There is also a further twist that I’ll talk about in a future post: The same optimism that increases the odds of success also can lead to escalating commitment to a failing course of action. That is why banks have one group to hands-out loans and another to pull the plug. And it is why the lead venture capitalist on a deal often remains behind a company 100% until the moment that his or her partners intervene and terminate the investment. The overly optimistic backers of the adventure will often keep throwing good money after bad because they have too much invested to quit, even though, as they say, sunk costs are sunk and shouldn’t affect decisions. The result is thaqt cooler and more detached folks are enlisted to kill investments that seem doomed.
In short, if your goal is to have the highest internal rate of return for a portfolio of companies or the highest success rate for set of development projects, than a strong empirical case can be made for “Decide to Do Something the Will Probably Fail, Then Convince Yourself and Everyone Else That Success is Certain.” Yet all those sticky and difficult ethical problems remain, and I don’t quite know what to do about them. Think about it, if most entrepreneurs came to grips with how bad the odds against them are, they might be less likely to be “enticed” to start new companies, and thus avoid the pain and expense of failure. But there would be negative effects as well, fewer new ideas, less innovation, less cool new stuff. And if only rational, well-informed pessimists that elected to innovate, to do something new stuff, their failure rate would be even higher.

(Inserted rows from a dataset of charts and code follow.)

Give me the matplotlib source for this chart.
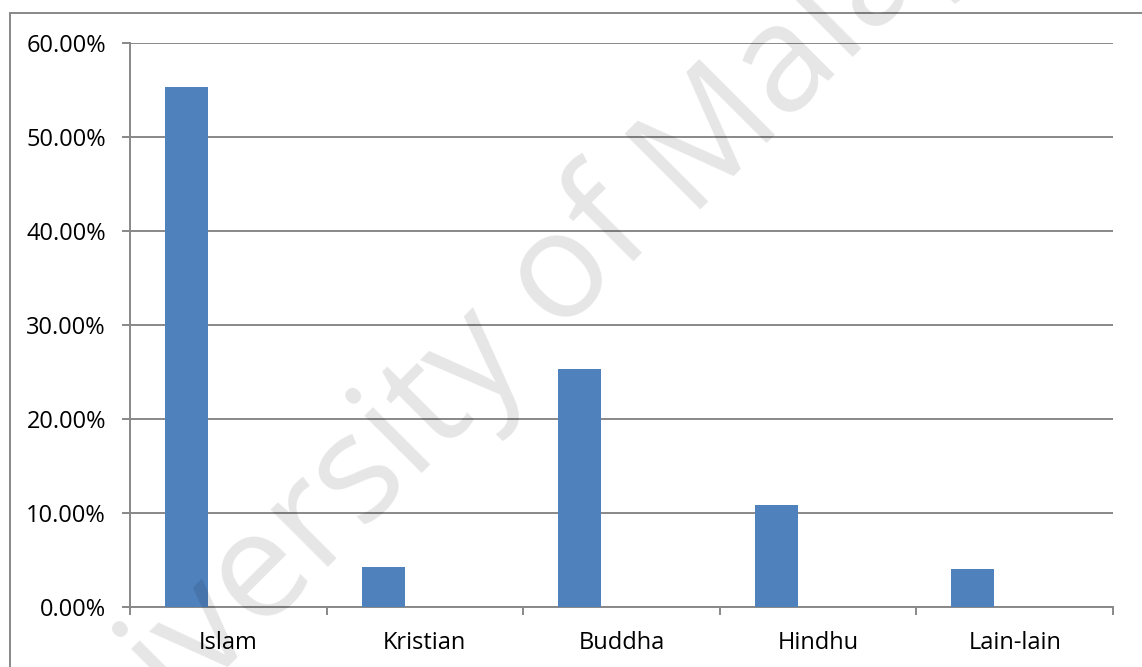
import matplotlib.pyplot as plt
import numpy as np
from matplotlib.patches import Rectangle
from matplotlib.ticker import FuncFormatter

categories = ["Islam", "Kristian", "Buddha", "Hindhu", "Lain-lain"]
shares = [55.35, 4.22, 25.3, 10.85, 4.04]
y_ticks = [0, 10, 20, 30, 40, 50, 60]

plt.rcParams['font.family'] = ['Open Sans', 'DejaVu Sans']

fig = plt.figure(figsize=(11.42, 6.67), dpi=100)
ax = fig.add_axes([0.1138, 0.09, 0.8608, 0.8455])

x = np.arange(len(categories))
ax.bar(x - 0.2125, shares, width=0.219, color="#4f81bd", zorder=3)

ax.set_xlim(-0.5, len(categories) - 0.5)
ax.set_ylim(0, 60)
ax.set_yticks(y_ticks)
ax.yaxis.set_major_formatter(FuncFormatter(lambda v, p: "%.2f%%" % v))
ax.grid(axis="y", color="#888888", linewidth=1.4, zorder=0)

# category labels centred, ticks at the boundaries
ax.set_xticks(x)
ax.set_xticklabels(categories)
ax.set_xticks(np.arange(len(categories) + 1) - 0.5, minor=True)
ax.tick_params(axis="x", which="major", length=0, pad=17, labelsize=17)
ax.tick_params(axis="x", which="minor", length=5.8, width=1.4, color="#888888", direction="out")
ax.tick_params(axis="y", length=5.8, width=1.4, color="#888888", pad=11.5, labelsize=17)

for side in ["top", "right"]:
    ax.spines[side].set_visible(False)
for side in ["left", "bottom"]:
    ax.spines[side].set_color("#888888")
    ax.spines[side].set_linewidth(1.4)

# outer frame of the chart area
fig.patches.append(Rectangle((0.0088, -0.2), 1.2, 0.9805 + 0.2, transform=fig.transFigure,
                             fill=False, edgecolor="#888888", linewidth=1.4))

# faint watermark, split at the "M" so it can be anchored there
wm = dict(rotation=45, rotation_mode="anchor", va="baseline", fontsize=108,
          color="black", alpha=0.1, zorder=10)
fig.text(0.5760, 0.6440, "University of", ha="right", **wm)
fig.text(0.6005, 0.6860, "Malaya", ha="left", **wm)

fig.savefig("out.png", dpi=100)
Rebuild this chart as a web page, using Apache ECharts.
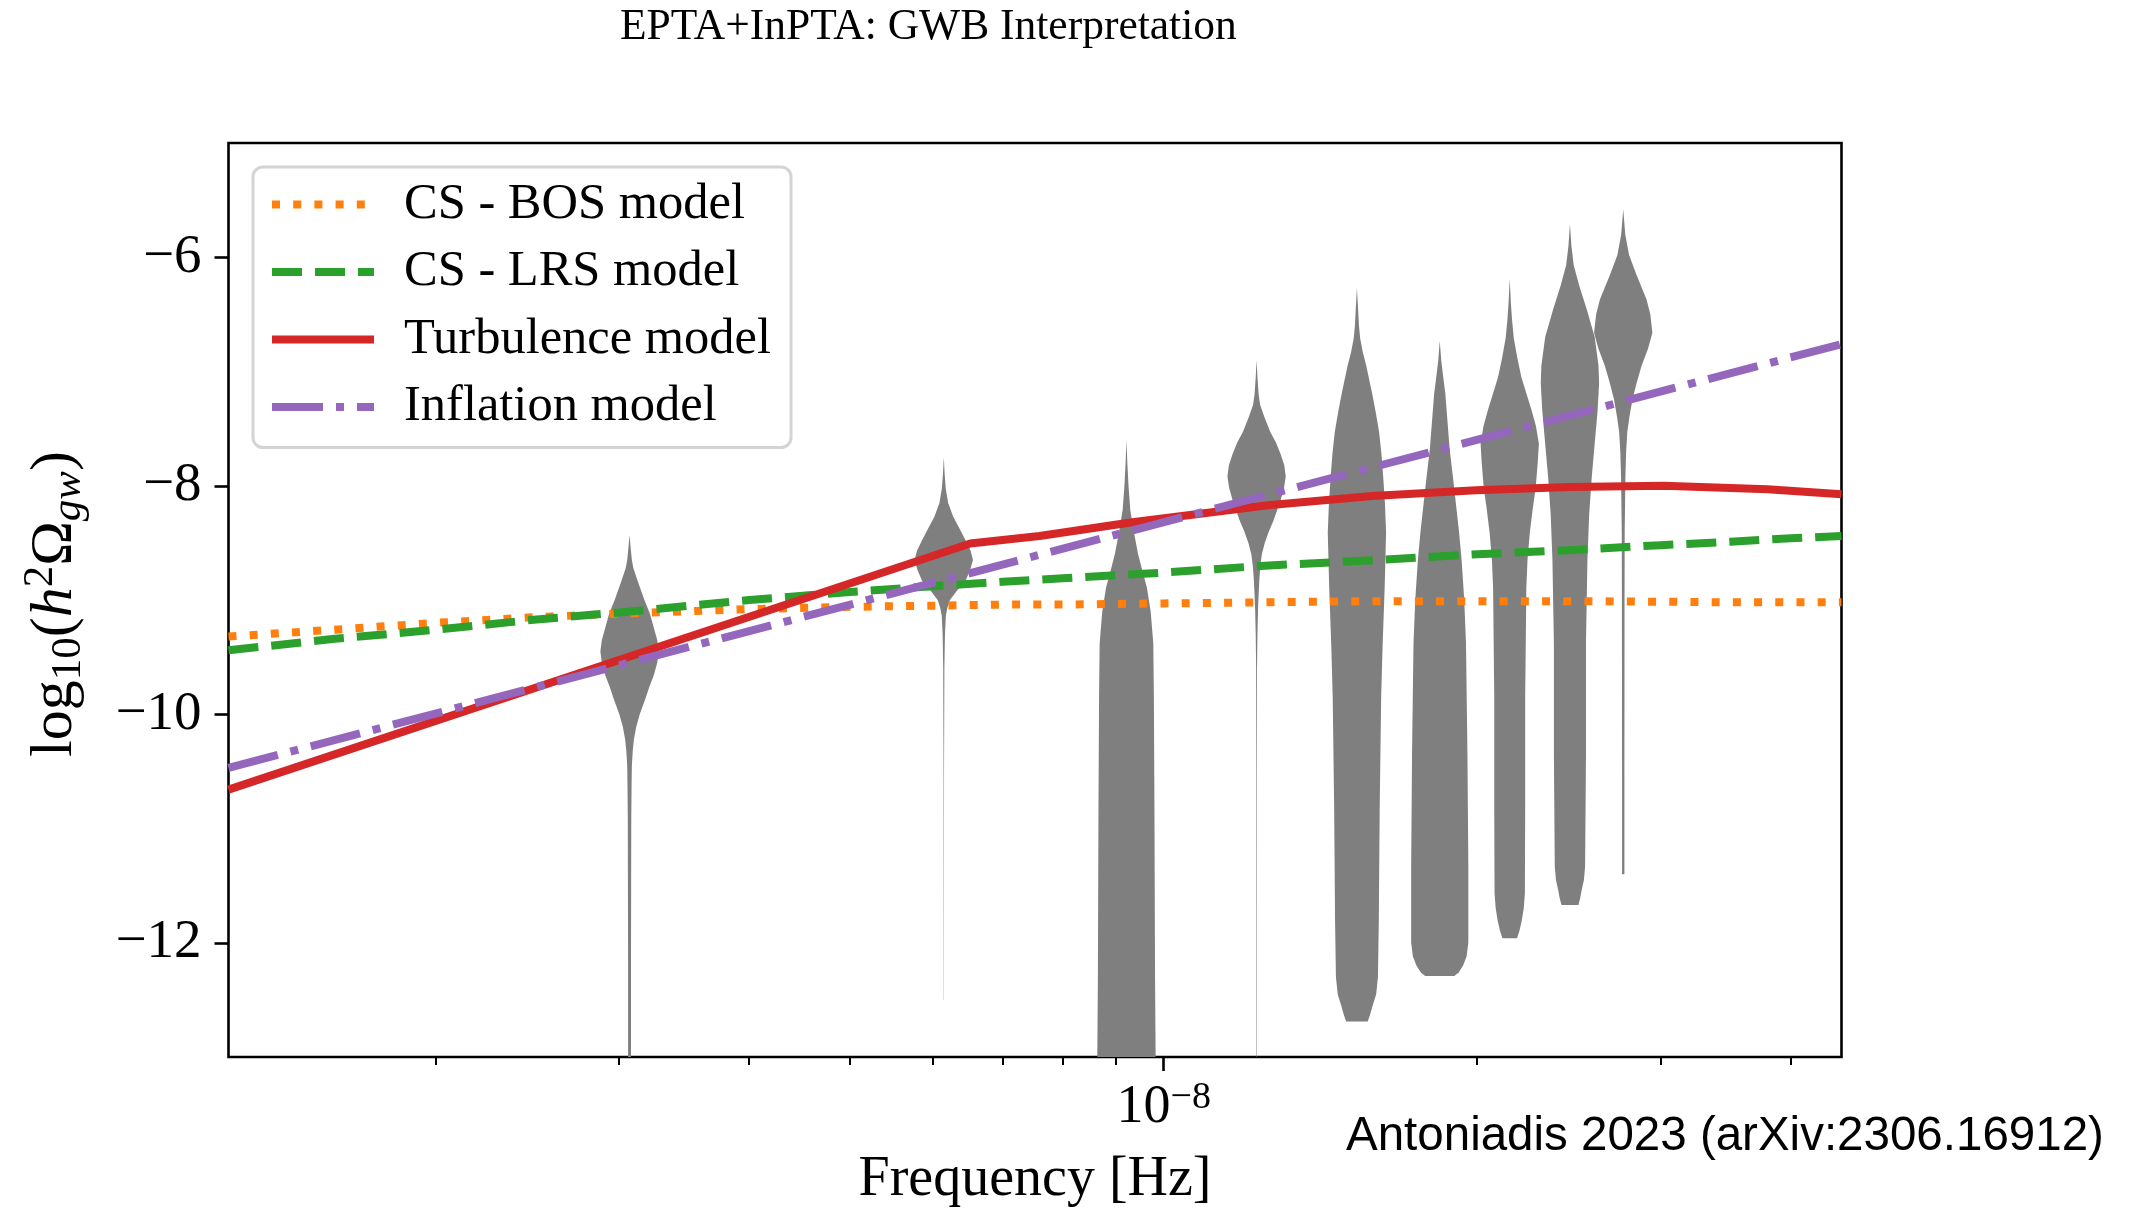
<!DOCTYPE html>
<html>
<head>
<meta charset="utf-8">
<title>EPTA+InPTA: GWB Interpretation</title>
<script src="https://cdn.jsdelivr.net/npm/echarts@6/dist/echarts.min.js"></script>
<style>
  html, body { margin: 0; padding: 0; background: #ffffff; }
  #chart { width: 2130px; height: 1210px; }
</style>
</head>
<body>
<div id="chart"></div>
<script>
// Frequency bins (Hz) of the free-spectrum posteriors
const binFreqs = [3.07e-9, 6.15e-9, 9.21e-9, 1.228e-8, 1.533e-8, 1.841e-8, 2.149e-8, 2.455e-8, 2.762e-8];

// Posterior outline of each bin: [log10(h^2 Omega_gw), relative density]
const bin1 = [[-8.43,0],[-8.55,0.04],[-8.65,0.08],[-8.72,0.13],[-8.85,0.3],[-9.0,0.51],[-9.12,0.7],[-9.24,0.83],[-9.35,0.95],[-9.45,1.0],[-9.55,0.95],[-9.66,0.83],[-9.76,0.68],[-9.86,0.55],[-10.0,0.35],[-10.11,0.23],[-10.22,0.15],[-10.32,0.11],[-10.45,0.08],[-10.63,0.07],[-10.9,0.06],[-11.5,0.055],[-12.2,0.05],[-13.0,0.05]];
const bin2 = [[-7.75,0],[-7.9,0.03],[-8.03,0.07],[-8.15,0.15],[-8.27,0.32],[-8.38,0.55],[-8.48,0.75],[-8.57,0.92],[-8.65,1.0],[-8.74,0.9],[-8.83,0.75],[-8.92,0.45],[-9.0,0.21],[-9.07,0.12],[-9.14,0.07],[-9.3,0.04],[-9.6,0.02],[-10.5,0.008],[-12.5,0.004]];
const bin3 = [[-7.6,0],[-7.8,0.03],[-8.0,0.07],[-8.21,0.13],[-8.4,0.25],[-8.6,0.4],[-8.75,0.55],[-8.89,0.7],[-9.1,0.83],[-9.38,0.92],[-9.86,0.94],[-10.84,0.96],[-12.3,0.98],[-13.0,1.0]];
const bin4 = [[-6.9,0],[-7.05,0.03],[-7.2,0.07],[-7.29,0.12],[-7.4,0.27],[-7.53,0.47],[-7.62,0.66],[-7.72,0.82],[-7.82,0.95],[-7.92,1.0],[-8.02,0.94],[-8.12,0.83],[-8.21,0.71],[-8.31,0.57],[-8.4,0.42],[-8.5,0.28],[-8.6,0.18],[-8.7,0.13],[-8.8,0.1],[-8.95,0.07],[-9.08,0.05],[-9.3,0.03],[-9.6,0.015],[-10.5,0.01],[-13.0,0.008]];
const bin5 = [[-6.27,0],[-6.45,0.04],[-6.6,0.07],[-6.71,0.11],[-6.83,0.2],[-6.95,0.32],[-7.19,0.52],[-7.35,0.64],[-7.53,0.76],[-7.72,0.84],[-7.92,0.9],[-8.15,0.96],[-8.41,1.0],[-8.9,0.95],[-9.4,0.88],[-9.86,0.83],[-10.84,0.78],[-11.81,0.75],[-12.3,0.72],[-12.45,0.66],[-12.54,0.55],[-12.63,0.45],[-12.69,0.37]];
const bin6 = [[-6.73,0],[-6.9,0.05],[-7.05,0.12],[-7.19,0.19],[-7.45,0.27],[-7.68,0.34],[-7.92,0.45],[-8.17,0.56],[-8.4,0.66],[-8.65,0.75],[-9.0,0.84],[-9.38,0.9],[-10.35,0.95],[-11.33,0.98],[-12.0,0.98],[-12.12,0.92],[-12.2,0.8],[-12.26,0.65],[-12.29,0.5]];
const bin7 = [[-6.19,0],[-6.4,0.04],[-6.55,0.08],[-6.71,0.14],[-6.88,0.26],[-7.05,0.4],[-7.2,0.58],[-7.34,0.75],[-7.48,0.9],[-7.63,1.0],[-7.8,0.96],[-8.02,0.89],[-8.2,0.79],[-8.41,0.69],[-8.65,0.61],[-8.89,0.57],[-9.86,0.53],[-10.84,0.53],[-11.57,0.52],[-11.7,0.48],[-11.81,0.41],[-11.9,0.33],[-11.96,0.25]];
const bin8 = [[-5.71,0],[-5.9,0.05],[-6.07,0.13],[-6.25,0.32],[-6.46,0.58],[-6.7,0.85],[-6.95,0.98],[-7.1,1.0],[-7.34,0.95],[-7.6,0.86],[-7.92,0.75],[-8.25,0.66],[-8.65,0.6],[-9.38,0.55],[-10.35,0.55],[-11.33,0.52],[-11.45,0.48],[-11.53,0.41],[-11.61,0.35],[-11.67,0.29]];
const bin9 = [[-5.58,0],[-5.8,0.07],[-5.98,0.2],[-6.15,0.45],[-6.37,0.8],[-6.5,0.93],[-6.66,1.0],[-6.8,0.85],[-6.95,0.63],[-7.1,0.46],[-7.24,0.32],[-7.4,0.21],[-7.53,0.14],[-7.7,0.1],[-7.92,0.075],[-8.41,0.05],[-9.0,0.045],[-10.5,0.04],[-11.4,0.04]];
const binProfiles = [bin1, bin2, bin3, bin4, bin5, bin6, bin7, bin8, bin9];

// Cosmic-string spectra sampled on a common frequency grid (Hz)
const modelFreqs = [1.265e-9, 1.6e-9, 2e-9, 2.5e-9, 3e-9, 4e-9, 5e-9, 6e-9, 7e-9, 8e-9, 1e-8, 1.25e-8, 1.6e-8, 2e-8, 2.5e-8, 3e-8, 3.5e-8, 4e-8, 4.475e-8];
const bosOmega = [-9.32, -9.26, -9.20, -9.15, -9.12, -9.08, -9.06, -9.05, -9.04, -9.04, -9.03, -9.02, -9.01, -9.01, -9.01, -9.015, -9.02, -9.02, -9.02];
const lrsOmega = [-9.44, -9.34, -9.26, -9.17, -9.11, -9.00, -8.93, -8.88, -8.84, -8.81, -8.76, -8.70, -8.65, -8.60, -8.56, -8.52, -8.49, -8.46, -8.44];

// Turbulence spectrum
const turbFreqs = [1.265e-9, 6.52e-9, 7.6e-9, 9.33e-9, 1.259e-8, 1.585e-8, 1.995e-8, 2.455e-8, 3.02e-8, 3.8e-8, 4.475e-8];
const turbOmega = [-10.66, -8.505, -8.44, -8.32, -8.17, -8.09, -8.04, -8.01, -8.00, -8.03, -8.075];

// Inflation power law
const inflFreqs = [1.265e-9, 4.475e-8];
const inflOmega = [-10.47, -6.76];

// Axes
const freqLimits = [1.265e-9, 4.475e-8];
const omegaLimits = [-13, -5];
const yTicks = [-12, -10, -8, -6];
const xMajorTicks = [1e-8];
const xMinorTicks = [2e-9, 3e-9, 4e-9, 5e-9, 6e-9, 7e-9, 8e-9, 9e-9, 2e-8, 3e-8, 4e-8];

const seriesNames = ['CS - BOS model', 'CS - LRS model', 'Turbulence model', 'Inflation model'];

const SERIF = '"Liberation Serif", "DejaVu Serif", serif';
const SANS = '"Liberation Sans", Arial, sans-serif';
const LW = 8;
const VIOLIN_HALF = 0.028; // half-width of the widest point, in decades of frequency

const STYLES = [
  { color: '#ff7f0e', type: [8, 13.2] },
  { color: '#2ca02c', type: [30, 13] },
  { color: '#d62728', type: 'solid' },
  { color: '#9467bd', type: [51, 13, 8, 13] }
];

const lg = Math.log10;
const pairs = (fs, ys) => fs.map((f, i) => [lg(f), ys[i]]);
const minusSign = v => (v < 0 ? '\u2212' : '') + Math.abs(v);

function renderViolin(params, api) {
  const cx = api.value(0);
  const prof = binProfiles[api.value(1)];
  const right = prof.map(p => api.coord([cx + p[1] * VIOLIN_HALF, p[0]]));
  const left = prof.slice().reverse().map(p => api.coord([cx - p[1] * VIOLIN_HALF, p[0]]));
  return {
    type: 'polygon',
    shape: { points: right.concat(left) },
    style: { fill: '#7f7f7f', stroke: null }
  };
}

function lineSeries(i, data) {
  return {
    type: 'line', name: seriesNames[i], data: data, symbol: 'none', z: 3,
    lineStyle: { color: STYLES[i].color, width: LW, type: STYLES[i].type, cap: 'butt' },
    itemStyle: { color: STYLES[i].color }
  };
}

const chart = echarts.init(document.getElementById('chart'), null, { renderer: 'canvas' });

chart.setOption({
  backgroundColor: '#ffffff',
  animation: false,
  title: {
    text: 'EPTA+InPTA: GWB Interpretation',
    left: 620, top: 6, padding: 0,
    textStyle: { fontFamily: SERIF, fontSize: 43.5, fontWeight: 'normal', color: '#000', lineHeight: 43 }
  },
  grid: {
    left: 228.5, top: 143, width: 1613, height: 914,
    show: true, borderColor: '#000', borderWidth: 2.6, backgroundColor: 'transparent',
    outerBoundsMode: 'none', containLabel: false
  },
  legend: {
    data: seriesNames.map((name, i) => ({
      name: name,
      itemStyle: { opacity: 0 },
      lineStyle: { color: STYLES[i].color, width: LW, type: STYLES[i].type, cap: 'butt', opacity: 1 }
    })),
    orient: 'vertical',
    left: 253, top: 167,
    padding: [12, 20, 15, 15],
    itemGap: 16.5, itemWidth: 102, itemHeight: 16,
    borderColor: '#d4d4d4', borderWidth: 3, borderRadius: 10,
    backgroundColor: 'rgba(255,255,255,0.8)',
    selectedMode: false,
    textStyle: { fontFamily: SERIF, fontSize: 50.5, color: '#000', lineHeight: 50, padding: [0, 0, 0, 25] }
  },
  xAxis: [
    {
      type: 'value', min: lg(freqLimits[0]), max: lg(freqLimits[1]),
      axisLine: { show: false }, splitLine: { show: false },
      axisTick: { show: true, length: 14, lineStyle: { width: 2.6, color: '#000' }, customValues: xMajorTicks.map(lg) },
      axisLabel: {
        customValues: xMajorTicks.map(lg), margin: 22, color: '#000',
        formatter: v => '{b|10}{s|' + minusSign(Math.round(v)) + '}',
        rich: {
          b: { fontFamily: SERIF, fontSize: 54, color: '#000' },
          s: { fontFamily: SERIF, fontSize: 38, color: '#000', padding: [0, 0, 20, 0] }
        }
      },
      name: 'Frequency [Hz]', nameLocation: 'middle', nameGap: 95,
      nameTextStyle: { fontFamily: SERIF, fontSize: 56, color: '#000', lineHeight: 56 }
    },
    {
      type: 'value', min: lg(freqLimits[0]), max: lg(freqLimits[1]), position: 'bottom',
      axisLine: { show: false }, splitLine: { show: false }, axisLabel: { show: false },
      axisTick: { show: true, length: 8, lineStyle: { width: 2, color: '#000' }, customValues: xMinorTicks.map(lg) }
    }
  ],
  yAxis: {
    type: 'value', min: omegaLimits[0], max: omegaLimits[1],
    axisLine: { show: false }, splitLine: { show: false },
    axisTick: { show: true, length: 14, lineStyle: { width: 2.6, color: '#000' }, customValues: yTicks },
    axisLabel: { customValues: yTicks, formatter: minusSign, margin: 27, fontFamily: SERIF, fontSize: 55, color: '#000' }
  },
  graphic: [
    {
      type: 'text', x: 55, y: 604, rotation: Math.PI / 2,
      style: {
        text: '{n|log}{sub|10}{n|(}{i|h}{sup|2}{n|\u03A9}{subi|gw}{n|)}',
        align: 'center', verticalAlign: 'middle',
        rich: {
          n: { fontFamily: SERIF, fontSize: 60, fill: '#000' },
          i: { fontFamily: SERIF, fontSize: 60, fontStyle: 'italic', fill: '#000' },
          sub: { fontFamily: SERIF, fontSize: 43, fill: '#000', padding: [28, 0, 0, 0] },
          subi: { fontFamily: SERIF, fontSize: 43, fontStyle: 'italic', fill: '#000', padding: [28, 0, 0, 0] },
          sup: { fontFamily: SERIF, fontSize: 43, fill: '#000', padding: [0, 0, 28, 0] }
        }
      }
    },
    {
      type: 'text', x: 1346, y: 1137,
      style: { text: 'Antoniadis 2023 (arXiv:2306.16912)', fontFamily: SANS, fontSize: 47.5, fill: '#000', align: 'left', verticalAlign: 'middle' }
    }
  ],
  series: [
    {
      type: 'custom', name: 'bins', clip: true, z: 1,
      renderItem: renderViolin,
      data: binFreqs.map((f, i) => [lg(f), i])
    },
    lineSeries(0, pairs(modelFreqs, bosOmega)),
    lineSeries(1, pairs(modelFreqs, lrsOmega)),
    lineSeries(2, pairs(turbFreqs, turbOmega)),
    lineSeries(3, pairs(inflFreqs, inflOmega))
  ]
});
</script>
</body>
</html>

I once teased a local venture capitalist that, if he gave the entrepreneurs his firm invested in true informed consent, they would have them sign a document that said something like “I understand that, even though I am accepting this money, the odds are only 5% that my company will succeed, and that even if it does succeed, the odds are over 50% that the investors will remove me from the firm." It doesn’t sound like much fun, does it?